The partisan standoff on Capitol Hill reached its low point last summer, when Republicans refused to authorize raising the nation's borrowing limit without an accompanying deal to cut the deficit. The impasse brought the nation to the brink of default and underscored seemingly insurmountable ideological divides, with Republicans rejecting outright the increased revenue Democrats said needed to be part of any deficit reduction plan.
Congress never did strike a deal, deferring the task to a 12-member "Super Committee," split between Republicans and Democrats, that was similarly unable to reach an agreement. As a result, $1.2 trillion of budget cuts, distributed evenly between defense and domestic discretionary spending, are set to start unfolding in January if Congress cannot act to avert them.
Romney has said the debt ceiling standoff flowed from Obama's failed leadership, and he has repeatedly sought to link Obama to the looming military cuts triggered by the Super Committee's failure (while Obama reportedly disliked the Super Committee idea, he signed the legislation creating it).
Should Obama be re-elected, Romney will say on Friday night, there will be a repeat of last summer's bruising battle -- a moment that saw public approval of Congress plunge to historically low levels.

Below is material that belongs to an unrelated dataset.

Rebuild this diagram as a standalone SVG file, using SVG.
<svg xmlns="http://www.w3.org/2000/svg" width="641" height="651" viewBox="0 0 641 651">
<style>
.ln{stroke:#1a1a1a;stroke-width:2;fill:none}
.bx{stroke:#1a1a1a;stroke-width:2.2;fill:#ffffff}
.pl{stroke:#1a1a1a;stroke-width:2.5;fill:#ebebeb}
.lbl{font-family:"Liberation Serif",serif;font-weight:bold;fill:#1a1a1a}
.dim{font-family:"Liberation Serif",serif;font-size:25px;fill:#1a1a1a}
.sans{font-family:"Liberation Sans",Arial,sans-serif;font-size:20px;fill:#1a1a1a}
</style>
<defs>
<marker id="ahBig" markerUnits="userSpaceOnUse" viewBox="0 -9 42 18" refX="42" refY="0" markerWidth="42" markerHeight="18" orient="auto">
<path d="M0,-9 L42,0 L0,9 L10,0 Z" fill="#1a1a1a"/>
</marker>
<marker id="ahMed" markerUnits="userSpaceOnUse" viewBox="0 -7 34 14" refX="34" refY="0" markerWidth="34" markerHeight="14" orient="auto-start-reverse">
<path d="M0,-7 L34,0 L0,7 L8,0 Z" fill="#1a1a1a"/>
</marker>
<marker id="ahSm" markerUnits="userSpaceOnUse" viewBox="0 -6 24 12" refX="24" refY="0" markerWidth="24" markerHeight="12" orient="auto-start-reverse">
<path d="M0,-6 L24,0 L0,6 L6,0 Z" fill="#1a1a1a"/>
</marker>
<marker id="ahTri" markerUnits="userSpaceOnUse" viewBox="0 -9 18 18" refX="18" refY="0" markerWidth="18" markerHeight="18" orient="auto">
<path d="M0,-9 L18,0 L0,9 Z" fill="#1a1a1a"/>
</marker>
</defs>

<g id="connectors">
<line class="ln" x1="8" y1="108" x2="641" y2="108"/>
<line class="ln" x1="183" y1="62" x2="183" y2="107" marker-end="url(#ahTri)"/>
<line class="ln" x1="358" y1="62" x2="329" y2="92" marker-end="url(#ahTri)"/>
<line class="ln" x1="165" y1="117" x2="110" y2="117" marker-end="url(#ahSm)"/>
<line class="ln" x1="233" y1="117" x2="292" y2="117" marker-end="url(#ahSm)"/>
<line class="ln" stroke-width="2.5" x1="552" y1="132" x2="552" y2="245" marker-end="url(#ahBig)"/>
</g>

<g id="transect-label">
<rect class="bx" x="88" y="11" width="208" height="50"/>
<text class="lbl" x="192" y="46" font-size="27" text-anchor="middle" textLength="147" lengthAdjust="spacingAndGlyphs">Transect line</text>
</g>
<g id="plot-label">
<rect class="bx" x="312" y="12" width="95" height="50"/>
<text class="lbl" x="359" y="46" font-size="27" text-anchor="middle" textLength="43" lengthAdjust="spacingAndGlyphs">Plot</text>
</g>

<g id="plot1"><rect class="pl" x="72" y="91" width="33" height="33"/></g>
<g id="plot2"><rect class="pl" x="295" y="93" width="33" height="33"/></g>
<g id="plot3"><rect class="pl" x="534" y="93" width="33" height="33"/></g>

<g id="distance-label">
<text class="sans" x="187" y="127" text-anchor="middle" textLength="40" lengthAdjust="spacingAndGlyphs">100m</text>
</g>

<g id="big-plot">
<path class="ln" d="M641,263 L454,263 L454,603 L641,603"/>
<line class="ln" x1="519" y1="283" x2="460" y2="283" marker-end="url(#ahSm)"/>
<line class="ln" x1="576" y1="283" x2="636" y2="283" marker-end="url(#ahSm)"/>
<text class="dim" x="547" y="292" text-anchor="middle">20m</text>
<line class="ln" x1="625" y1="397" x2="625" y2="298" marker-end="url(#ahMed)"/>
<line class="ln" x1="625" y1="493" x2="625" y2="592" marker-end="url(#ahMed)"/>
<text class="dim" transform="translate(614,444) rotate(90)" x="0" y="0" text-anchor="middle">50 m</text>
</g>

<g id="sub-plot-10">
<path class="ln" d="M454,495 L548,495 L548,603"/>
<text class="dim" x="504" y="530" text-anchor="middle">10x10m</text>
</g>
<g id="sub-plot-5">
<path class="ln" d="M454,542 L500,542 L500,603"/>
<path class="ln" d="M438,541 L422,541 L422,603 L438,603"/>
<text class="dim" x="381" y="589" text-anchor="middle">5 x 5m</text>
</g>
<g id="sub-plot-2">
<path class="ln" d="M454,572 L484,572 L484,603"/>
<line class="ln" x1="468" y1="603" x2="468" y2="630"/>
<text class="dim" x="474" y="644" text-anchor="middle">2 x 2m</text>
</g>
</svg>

"You know that if the President is re-elected, he will still be unable to work with the people in Congress," Romney will say. "He has ignored them, attacked them, blamed them. The debt ceiling will come up again, and shutdown and default will be threatened, chilling the economy."
After driving to the right during the Republican primary, Romney has increasingly offered promises of bipartisanship. During the presidential debates he stressed his ability, as governor of Massachusetts, to work with a Democratically-controlled legislature on measures like an assault weapon ban and a health care overhaul. In the second debate, when President Obama faulted Republicans for holding up immigration reform, lamenting that "this used to be a bipartisan issue," Romney interjected quickly.
“I'll get it done," Romney said. "I'll get it done. First year.”
For his part, Obama has predicted that the "fiscal cliff" -- when the first round of Super Committee-mandated cuts coincide with the expiration of the Bush tax cuts, at the end of the year -- will compel both parties to work together.
"It will probably be messy," Obama said earlier this month in a previously off the record interview with the Des Moines Register. "It won't be pleasant. But I am absolutely confident that we can get what is the equivalent of the grand bargain I've been offering to the Republicans for a very long time."
Ahead of Romney's speech, Senate Majority Leader Harry Reid has already released a statement dismissing the notion that a President Romney could successfully reach across the aisle.
"Mitt Romney's fantasy that Senate Democrats will work with him to pass his 'severely conservative' agenda is laughable," Reid said in a statement, adding that "Senate Democrats are committed to defending the middle class, and we will do everything in our power to defend them against Mitt Romney’s Tea Party agenda."